When expert testimony becomes practically necessary ¶
Many product defects involve engineering, materials science, or other technical subjects that lie outside ordinary experience. When the question is whether a design was unreasonably dangerous, whether a manufacturing flaw caused a failure, or whether a safer alternative was feasible, juries usually cannot answer reliably without qualified explanation. In those cases, expert testimony bridges the gap between complex evidence and a jury’s understanding, and a case may not survive without it.
Georgia also imposes standards on the experts who do testify. Under O.C.G.A. § 24-7-702, expert opinions must rest on sufficient facts or data and reliable principles and methods, reliably applied. This framework lets courts screen out unreliable opinions before they reach a jury, so an expert’s qualifications and methodology matter, not just the presence of an expert.

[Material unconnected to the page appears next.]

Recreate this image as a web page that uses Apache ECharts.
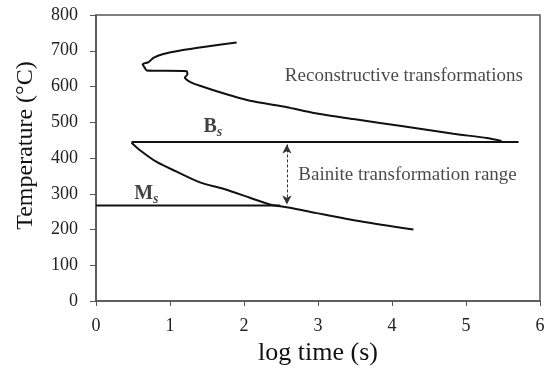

Situations where an expert may not be essential ¶
There are cases simple enough that an expert is not strictly required. If the defect and its cause are within the common knowledge of ordinary people, a jury may be able to evaluate them from everyday experience. Some illustrative points:
- An obvious flaw a layperson can readily perceive may not demand technical explanation.
- A clearly missing or plainly inadequate warning sometimes can be assessed without an engineer.
- Circumstantial evidence of a defect, where a failure plainly would not occur without one, may carry weight on its own.
Even then, the line between common knowledge and technical complexity is often blurry, and defendants frequently raise the lack of expert support to challenge causation. Because the consequences of guessing wrong are high, product claims tend to rely on experts as a practical matter even when no rule absolutely compels it.
The bottom line ¶
Georgia does not impose a blanket rule that every product defect claim needs an expert, but the technical nature of most defects makes expert testimony practically essential, and any expert must meet the reliability standards of O.C.G.A. § 24-7-702. Only in cases simple enough for common understanding might a claim proceed without one. Whether expert proof is needed turns on how complex the defect and its cause are.
This article is for general educational and informational purposes only and is not legal advice. It does not create an attorney-client relationship, and Georgia law may change. For advice about a specific situation, consult a licensed Georgia personal injury attorney.